Mining Royalties and IGNP Water Charges
Mining Royalties are a distinctive feature of Rajasthan's non-tax revenue. Rajasthan is India's largest producer of limestone, marble, granite, zinc (Hindustan Zinc Ltd., Udaipur), and sandstone. The state also earns royalty from oil and gas — Cairn India / Vedanta's Barmer block produces approximately 1.2 lakh barrels/day. Royalty rates are fixed by the Union government under the Mines and Minerals (Development and Regulation) Act, 1957; amendments in 2021 increased rates, benefiting states.
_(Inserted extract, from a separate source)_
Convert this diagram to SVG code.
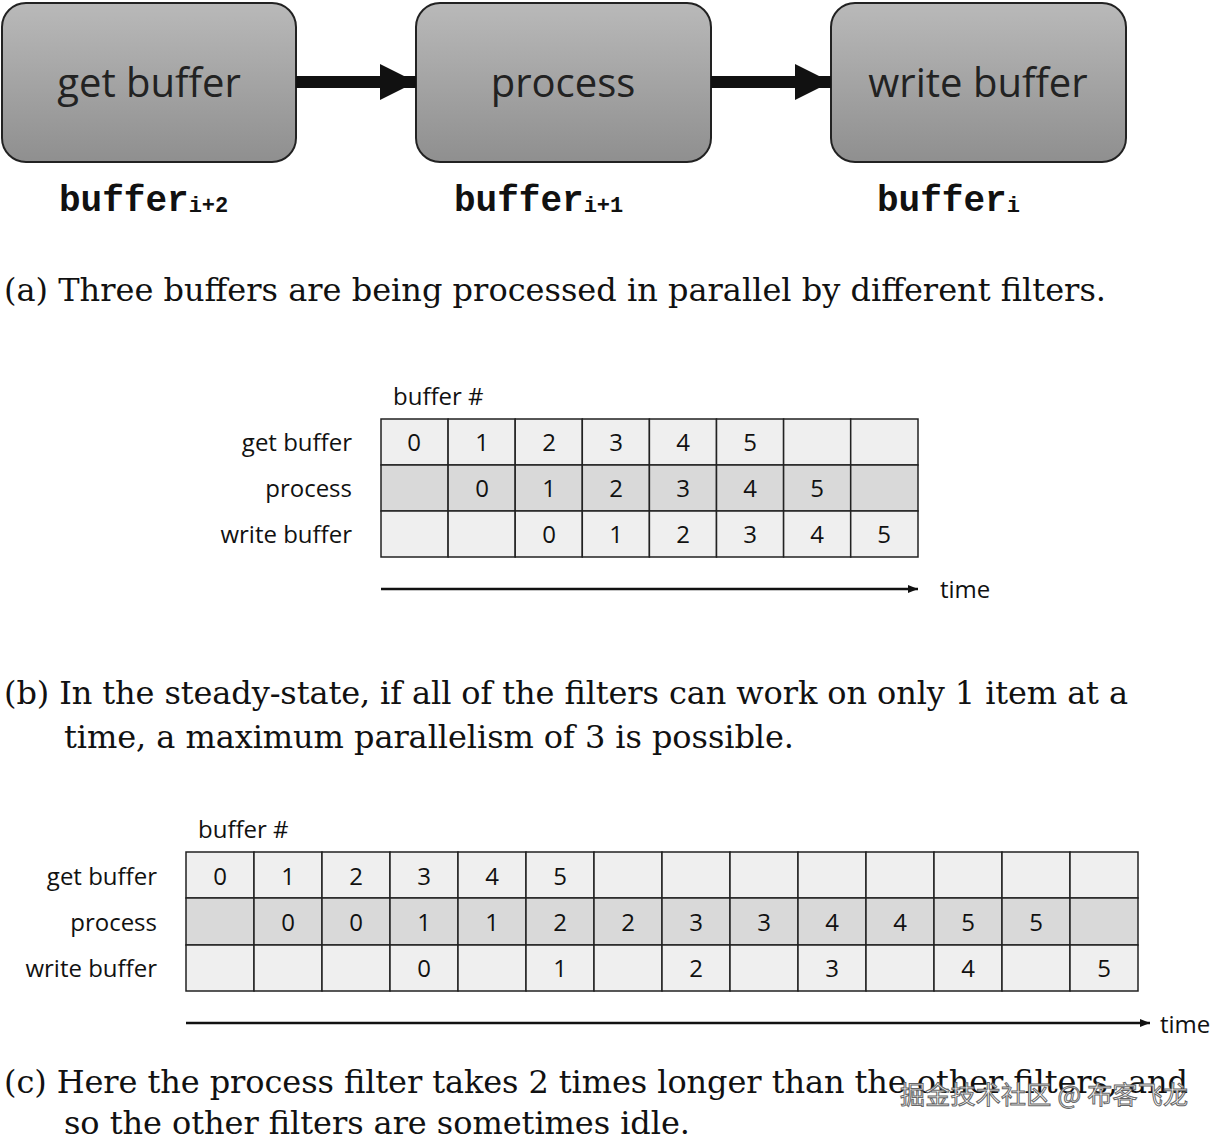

IGNP Water Charges: The Indira Gandhi Nahar Pariyojana serves northwestern Rajasthan (Ganganagar, Hanumangarh, Bikaner, Churu, Jaisalmer districts), bringing water from the Harike Barrage on the Sutlej-Beas river system. Water charges constitute a non-tax revenue stream — though historically under-collected relative to O&M costs.
B. Central Transfers
Central transfers constitute the second major revenue pillar. Key components:
| Transfer Type | Basis | Rajasthan's Approximate Share |
|---|---|---|
| Finance Commission Devolution | 15th Finance Commission (2021-26): Rajasthan's share = 5.979% of divisible pool | ~5.9% of central taxes |
| GST Compensation | Expired June 2022; back-to-back loan facility FY 2022-23 | Ceased as regular transfer |
| Centrally Sponsored Schemes (CSS) | Centre:State sharing (60:40 for most CSS; 90:10 for NE/special) | Significant inflow |
| Central Assistance | Discretionary/Core schemes | Variable |
Source: 15th Finance Commission Report 2021-26, Government of India
The 15th Finance Commission, chaired by N.K. Singh, devolved 41% of the divisible pool to states. Rajasthan's 5.979% share reflects its population weight, area, forest cover, and revenue capacity criteria. The Commission also recommended performance-linked grants for local bodies (₹4.36 lakh crore total for states over 2021-26).
Rajasthan's heavy dependence on central transfers — roughly 40-45% of total revenue receipts — creates a transfer dependency that limits fiscal autonomy. This is a structural feature of Indian fiscal federalism and a recurring exam question.